Start Given material

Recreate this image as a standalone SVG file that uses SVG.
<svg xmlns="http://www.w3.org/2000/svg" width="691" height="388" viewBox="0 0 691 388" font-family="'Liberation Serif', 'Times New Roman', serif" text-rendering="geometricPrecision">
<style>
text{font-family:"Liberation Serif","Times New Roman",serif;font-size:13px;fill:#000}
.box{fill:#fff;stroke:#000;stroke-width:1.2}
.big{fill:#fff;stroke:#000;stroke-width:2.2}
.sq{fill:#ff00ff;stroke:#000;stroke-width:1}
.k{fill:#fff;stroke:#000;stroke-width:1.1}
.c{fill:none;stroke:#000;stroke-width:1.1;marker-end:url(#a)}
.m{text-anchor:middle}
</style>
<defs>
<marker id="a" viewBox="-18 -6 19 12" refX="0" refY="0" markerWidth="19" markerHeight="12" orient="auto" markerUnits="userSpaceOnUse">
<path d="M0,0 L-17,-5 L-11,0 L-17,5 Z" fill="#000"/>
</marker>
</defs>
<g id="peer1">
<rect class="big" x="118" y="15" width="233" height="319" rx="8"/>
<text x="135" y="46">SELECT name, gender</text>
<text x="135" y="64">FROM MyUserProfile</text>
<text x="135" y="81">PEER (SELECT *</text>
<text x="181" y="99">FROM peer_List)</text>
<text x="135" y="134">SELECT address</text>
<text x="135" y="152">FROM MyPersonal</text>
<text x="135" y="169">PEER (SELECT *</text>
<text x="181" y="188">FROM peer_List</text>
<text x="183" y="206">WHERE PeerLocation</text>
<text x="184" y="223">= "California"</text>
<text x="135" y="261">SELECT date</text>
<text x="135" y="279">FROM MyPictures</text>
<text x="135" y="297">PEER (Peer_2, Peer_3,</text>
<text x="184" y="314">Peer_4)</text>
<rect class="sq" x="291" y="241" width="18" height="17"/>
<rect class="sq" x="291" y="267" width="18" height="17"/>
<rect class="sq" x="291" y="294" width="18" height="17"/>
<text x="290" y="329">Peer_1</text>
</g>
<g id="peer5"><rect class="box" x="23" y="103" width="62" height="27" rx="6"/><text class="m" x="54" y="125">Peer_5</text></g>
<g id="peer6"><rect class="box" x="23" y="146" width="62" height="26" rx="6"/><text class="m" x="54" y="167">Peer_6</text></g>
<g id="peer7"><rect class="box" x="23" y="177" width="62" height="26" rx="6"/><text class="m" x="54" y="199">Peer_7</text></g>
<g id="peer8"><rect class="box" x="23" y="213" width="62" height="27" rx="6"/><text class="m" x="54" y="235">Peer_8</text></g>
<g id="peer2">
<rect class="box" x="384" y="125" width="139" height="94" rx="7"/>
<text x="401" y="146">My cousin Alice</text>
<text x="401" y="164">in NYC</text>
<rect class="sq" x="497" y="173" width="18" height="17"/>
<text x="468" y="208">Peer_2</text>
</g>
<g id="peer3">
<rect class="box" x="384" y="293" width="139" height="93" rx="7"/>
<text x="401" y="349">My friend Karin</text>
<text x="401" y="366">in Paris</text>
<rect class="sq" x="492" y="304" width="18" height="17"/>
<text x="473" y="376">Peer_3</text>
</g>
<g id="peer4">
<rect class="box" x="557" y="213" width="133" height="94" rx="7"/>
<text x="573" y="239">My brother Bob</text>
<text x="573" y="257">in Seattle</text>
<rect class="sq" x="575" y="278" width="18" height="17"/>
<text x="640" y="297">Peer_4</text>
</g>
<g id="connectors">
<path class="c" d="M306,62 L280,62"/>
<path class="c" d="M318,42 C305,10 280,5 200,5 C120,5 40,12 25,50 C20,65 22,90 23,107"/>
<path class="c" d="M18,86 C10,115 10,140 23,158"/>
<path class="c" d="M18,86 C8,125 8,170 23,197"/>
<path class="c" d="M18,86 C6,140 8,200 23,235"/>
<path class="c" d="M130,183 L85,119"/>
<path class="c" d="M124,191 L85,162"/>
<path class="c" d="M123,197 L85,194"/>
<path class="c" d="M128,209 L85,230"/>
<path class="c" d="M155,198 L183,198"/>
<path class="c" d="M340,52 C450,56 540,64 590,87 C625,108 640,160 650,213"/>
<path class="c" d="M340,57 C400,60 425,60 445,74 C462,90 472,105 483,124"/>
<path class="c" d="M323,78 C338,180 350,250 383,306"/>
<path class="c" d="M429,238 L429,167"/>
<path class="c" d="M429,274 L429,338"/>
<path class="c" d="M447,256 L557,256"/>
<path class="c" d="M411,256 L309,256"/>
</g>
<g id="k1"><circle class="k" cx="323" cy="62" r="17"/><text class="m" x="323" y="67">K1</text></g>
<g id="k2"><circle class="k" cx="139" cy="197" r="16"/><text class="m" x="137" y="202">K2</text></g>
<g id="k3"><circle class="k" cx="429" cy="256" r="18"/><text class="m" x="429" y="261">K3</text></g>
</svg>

End Given material

| Stated problem |
Your task is to transcribe the material exactly.

| Solution below |
Recreate this image as a standalone SVG file that uses SVG.
<svg xmlns="http://www.w3.org/2000/svg" width="691" height="388" viewBox="0 0 691 388" font-family="'Liberation Serif', 'Times New Roman', serif" text-rendering="geometricPrecision">
<style>
text{font-family:"Liberation Serif","Times New Roman",serif;font-size:13px;fill:#000}
.box{fill:#fff;stroke:#000;stroke-width:1.2}
.big{fill:#fff;stroke:#000;stroke-width:2.2}
.sq{fill:#ff00ff;stroke:#000;stroke-width:1}
.k{fill:#fff;stroke:#000;stroke-width:1.1}
.c{fill:none;stroke:#000;stroke-width:1.1;marker-end:url(#a)}
.m{text-anchor:middle}
</style>
<defs>
<marker id="a" viewBox="-18 -6 19 12" refX="0" refY="0" markerWidth="19" markerHeight="12" orient="auto" markerUnits="userSpaceOnUse">
<path d="M0,0 L-17,-5 L-11,0 L-17,5 Z" fill="#000"/>
</marker>
</defs>
<g id="peer1">
<rect class="big" x="118" y="15" width="233" height="319" rx="8"/>
<text x="135" y="46">SELECT name, gender</text>
<text x="135" y="64">FROM MyUserProfile</text>
<text x="135" y="81">PEER (SELECT *</text>
<text x="181" y="99">FROM peer_List)</text>
<text x="135" y="134">SELECT address</text>
<text x="135" y="152">FROM MyPersonal</text>
<text x="135" y="169">PEER (SELECT *</text>
<text x="181" y="188">FROM peer_List</text>
<text x="183" y="206">WHERE PeerLocation</text>
<text x="184" y="223">= "California"</text>
<text x="135" y="261">SELECT date</text>
<text x="135" y="279">FROM MyPictures</text>
<text x="135" y="297">PEER (Peer_2, Peer_3,</text>
<text x="184" y="314">Peer_4)</text>
<rect class="sq" x="291" y="241" width="18" height="17"/>
<rect class="sq" x="291" y="267" width="18" height="17"/>
<rect class="sq" x="291" y="294" width="18" height="17"/>
<text x="290" y="329">Peer_1</text>
</g>
<g id="peer5"><rect class="box" x="23" y="103" width="62" height="27" rx="6"/><text class="m" x="54" y="125">Peer_5</text></g>
<g id="peer6"><rect class="box" x="23" y="146" width="62" height="26" rx="6"/><text class="m" x="54" y="167">Peer_6</text></g>
<g id="peer7"><rect class="box" x="23" y="177" width="62" height="26" rx="6"/><text class="m" x="54" y="199">Peer_7</text></g>
<g id="peer8"><rect class="box" x="23" y="213" width="62" height="27" rx="6"/><text class="m" x="54" y="235">Peer_8</text></g>
<g id="peer2">
<rect class="box" x="384" y="125" width="139" height="94" rx="7"/>
<text x="401" y="146">My cousin Alice</text>
<text x="401" y="164">in NYC</text>
<rect class="sq" x="497" y="173" width="18" height="17"/>
<text x="468" y="208">Peer_2</text>
</g>
<g id="peer3">
<rect class="box" x="384" y="293" width="139" height="93" rx="7"/>
<text x="401" y="349">My friend Karin</text>
<text x="401" y="366">in Paris</text>
<rect class="sq" x="492" y="304" width="18" height="17"/>
<text x="473" y="376">Peer_3</text>
</g>
<g id="peer4">
<rect class="box" x="557" y="213" width="133" height="94" rx="7"/>
<text x="573" y="239">My brother Bob</text>
<text x="573" y="257">in Seattle</text>
<rect class="sq" x="575" y="278" width="18" height="17"/>
<text x="640" y="297">Peer_4</text>
</g>
<g id="connectors">
<path class="c" d="M306,62 L280,62"/>
<path class="c" d="M318,42 C305,10 280,5 200,5 C120,5 40,12 25,50 C20,65 22,90 23,107"/>
<path class="c" d="M18,86 C10,115 10,140 23,158"/>
<path class="c" d="M18,86 C8,125 8,170 23,197"/>
<path class="c" d="M18,86 C6,140 8,200 23,235"/>
<path class="c" d="M130,183 L85,119"/>
<path class="c" d="M124,191 L85,162"/>
<path class="c" d="M123,197 L85,194"/>
<path class="c" d="M128,209 L85,230"/>
<path class="c" d="M155,198 L183,198"/>
<path class="c" d="M340,52 C450,56 540,64 590,87 C625,108 640,160 650,213"/>
<path class="c" d="M340,57 C400,60 425,60 445,74 C462,90 472,105 483,124"/>
<path class="c" d="M323,78 C338,180 350,250 383,306"/>
<path class="c" d="M429,238 L429,167"/>
<path class="c" d="M429,274 L429,338"/>
<path class="c" d="M447,256 L557,256"/>
<path class="c" d="M411,256 L309,256"/>
</g>
<g id="k1"><circle class="k" cx="323" cy="62" r="17"/><text class="m" x="323" y="67">K1</text></g>
<g id="k2"><circle class="k" cx="139" cy="197" r="16"/><text class="m" x="137" y="202">K2</text></g>
<g id="k3"><circle class="k" cx="429" cy="256" r="18"/><text class="m" x="429" y="261">K3</text></g>
</svg>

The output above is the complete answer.